Wirren zwischen Planwirtschaft und Wildwestkapitalismus – das setzt Pyotr Magnus Nedov rasant in seinem Debut in Szene.
Pyotr Magnus Nedov ist im Rahmen seines Studiums der Filmwissenschaft in der Welt herumgekommen: Paris, Wien, Montreal – und Moskau. Letzeres gewissermaßen eine Rückkehr zu den eigenen Wurzeln: Nedov ist 1982 in der Sowjetunion geboren worden, in der moldawischen Hauptstadt Tschisinau, in Moldawien und Rumänien großgeworden und später nach Wien gezogen. Damit hat der heutige Kölner die postsowjetische Wendezeit miterlebt. Sein Debut handelt von Osteuropäern, die aus dem krisengeschüttelten Ex-Ostblock nach Italien auswandern wollen, und lehrt den heutigen, westeuropäischen Leser so Einiges, was das Überleben in schwierigen Zeiten angeht.
Kaum haben Angelo und Cristina im Jahre 2011 ihre Jobs in einer italienischen Zuckerfabrik verloren, wollen sie sich, jung und melodramatisch veranlagt, in den Abruzzen vor ein herannahendes Auto werfen. Das geht zum Glück schief! So geraten sie an Tolyan. Er beruhigt die beiden mit seiner Lebensgeschichte aus dem postsowjetischen Moldawien, von der Umbruchszeit im Städtchen Donduseni. Dort hat einst tatsächlich auch eine Zuckerfabrik geschlossen, was der Autor Pyotr Magnus Nedov miterlebte. Und Figur wie Autor sehen die derzeitige europäische Wirtschaftskrise gelassen.

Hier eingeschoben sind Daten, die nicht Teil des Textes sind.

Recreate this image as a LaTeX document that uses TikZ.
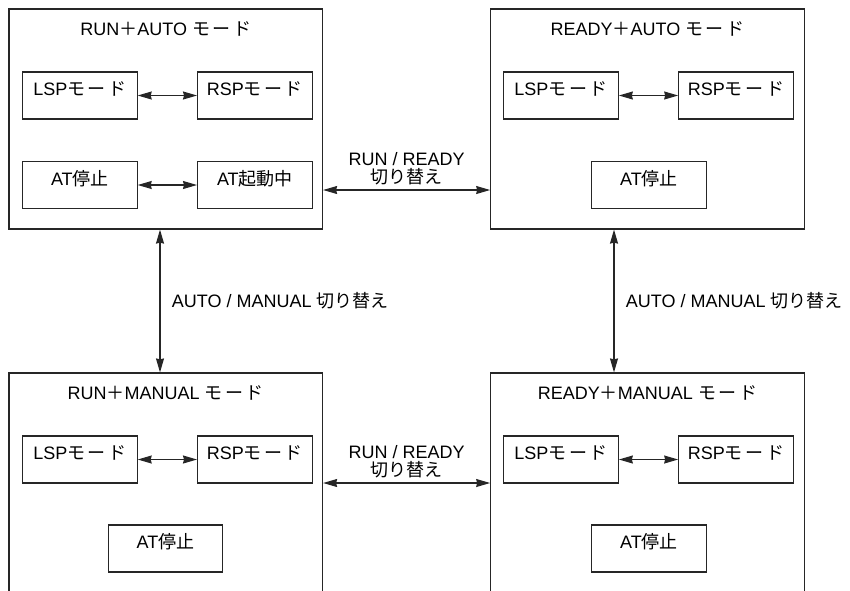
\documentclass[tikz,border=0pt]{standalone}
\usepackage{fontspec}
\setmainfont{Liberation Sans}
\newfontfamily\jpfont{Noto Sans CJK JP}
\newfontfamily\kanafont[LetterSpace=14]{Noto Sans CJK JP}
\newcommand{\jp}[1]{{\jpfont #1}}
\newcommand{\mode}{{\kanafont モード}}
\usetikzlibrary{arrows.meta}

\begin{document}
\begin{tikzpicture}[x=1pt, y=-1pt,
	font=\fontsize{18}{18}\selectfont,
	bigbox/.style={draw=black!85, line width=1.2pt, minimum width=313.5pt, minimum height=220pt, inner sep=0pt},
	modebox/.style={draw=black!85, line width=1.2pt, minimum width=114.5pt, inner sep=0pt, text height=23.5pt, text depth=23.5pt},
	link/.style={{Stealth[length=14pt,width=8pt,inset=1pt]}-{Stealth[length=14pt,width=8pt,inset=1pt]}, line width=1.2pt, draw=black!85}]
	\useasboundingbox (0,0) rectangle (850,590);
	\clip (0,0) rectangle (850,590);
	\node[bigbox] (runauto) at (165.75,119) {};
	\node[bigbox] (readyauto) at (647.5,119) {};
	\node[bigbox] (runman) at (165.75,483) {};
	\node[bigbox] (readyman) at (647.5,483) {};
	\node (runautot) at (165.75,29) {RUN\jp{＋}AUTO \mode};
	\node (readyautot) at (647.5,29) {READY\jp{＋}AUTO \mode};
	\node (runmant) at (165.75,393) {RUN\jp{＋}MANUAL \mode};
	\node (readymant) at (647.5,393) {READY\jp{＋}MANUAL \mode};
	\node[modebox] (lsp1) at (79.85,95.5) {LSP\mode};
	\node[modebox] (rsp1) at (254.85,95.5) {RSP\mode};
	\node[modebox] (atoff1) at (79.85,185) {AT\jp{停止}};
	\node[modebox] (aton1) at (254.85,185) {AT\jp{起動中}};
	\node[modebox] (lsp2) at (561,95.5) {LSP\mode};
	\node[modebox] (rsp2) at (736,95.5) {RSP\mode};
	\node[modebox] (atoff2) at (649,185) {AT\jp{停止}};
	\node[modebox] (lsp3) at (79.85,459.5) {LSP\mode};
	\node[modebox] (rsp3) at (254.85,459.5) {RSP\mode};
	\node[modebox] (atoff3) at (165.5,548.5) {AT\jp{停止}};
	\node[modebox] (lsp4) at (561,459.5) {LSP\mode};
	\node[modebox] (rsp4) at (736,459.5) {RSP\mode};
	\node[modebox] (atoff4) at (649,548.5) {AT\jp{停止}};
	\draw[link] (lsp1) -- (rsp1);
	\draw[link] (atoff1) -- (aton1);
	\draw[link] (lsp2) -- (rsp2);
	\draw[link] (lsp3) -- (rsp3);
	\draw[link] (lsp4) -- (rsp4);
	\draw[link] ([yshift=-71pt]runauto.east) -- node[above=1pt, align=center] {RUN / READY\\\jp{切り替え}} ([yshift=-71pt]readyauto.west);
	\draw[link] (runman.east) -- node[above=1pt, align=center] {RUN / READY\\\jp{切り替え}} (readyman.west);
	\draw[link] ([xshift=-5.75pt]runauto.south) -- node[right=8pt] {AUTO / MANUAL \jp{切り替え}} ([xshift=-5.75pt]runman.north);
	\draw[link] ([xshift=-33.5pt]readyauto.south) -- node[right=8pt] {AUTO / MANUAL \jp{切り替え}} ([xshift=-33.5pt]readyman.north);
\end{tikzpicture}
\end{document}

„Also ich glaube, dass man auf jeden Fall optimistischer sein kann im Westen, wenn man dieses Buch liest, weil man vor Augen geführt bekommt, dass die Krise, die man hier hat, gar nicht so schlimm ist, wie es einem erscheint auf den ersten Blick.“
Wahrlich! 1991 lassen halbstaatliche Milizen oder Volksaufstände in Donduseni so manchen sterben. Es fehlt an allem, da entdeckt Tolyan in einem Versteck 40 Tonnen Zucker. Die will er zu Schnaps verarbeiten, illegal verkaufen und sich nach Italien absetzen. Es folgt eine slawische Schelmengeschichte, in der alles doppelbödig ist. So engagiert sich etwa der Fabrikdirektor Hlebnik gegen die Trunksucht, legt aber privat ein Schnapslager an. In der Planwirtschaft regiert untergründig der Schwarzmarkt – der reinste Kapitalismus! Die überall durchscheinende Ostblock-Ironie erklärt der Roman aus dem Widerspruch zwischen verkündetem kommunistischen Paradies und harter Realität.
„Deswegen musste man sich anpassen, an die tatsächliche Realität, ohne aber den Schein zu erwecken, man wäre ein Abtrünniger!“
Der irrwitzige Ton triumphiert bald über jegliche realgeschichtliche Bitterkeit. Denn Nedov setzt krude Sowjetrequisiten in seiner Geschichte ein: zum Beispiel das leitmotivische Alternativzahlungsmittel „Doktorenwurst“ oder die Zigarettenmarke „Weißmeerkanal“. Pyotr Magnus Nedov wollte ein Universum mit ausschließlich osteuropäischen Werten und Marken herstellen.
„Es hat mir Spaß gemacht, und diese Marken, die gibt es alle, die haben mich auch ein Stück begleitet in meinem Leben. Und ich fand das für mich sehr witzig, einfach von einer Welt zu schreiben, die von Westeuropa nichts hat, oder wo diese Berührung noch nicht stattgefunden hat.“
Das kreuzt der Autor mit absurden Einfällen: ein Hund, der „Faschist“ heißt, eine serbisch-orthodoxe Taufe post mortem, Lampen in Form von überdimensionierten Brustwarzen…
„Ich habe mich entschieden, diesen Grundton anzuschlagen, diese Sprache zu nutzen. Ich habe diesen Stil für mich kreiert, weil mir das besser gefällt, als diese Dinge sehr tragisch zu nehmen oder eine Tragödie daraus zu machen! Es ist natürlich sehr viel Drama in dieser Geschichte. Aber es ist trotzdem nicht mein Geschmack, das ernst zu machen.“
Ein grotesker Einblick in den zerfallenden Ostblock, der sich manchmal nicht entscheiden kann, ob er realistisch oder überdreht sein möchte, zwischen Koks, Knarren, knurrenden Lesben und Nierenhändlern.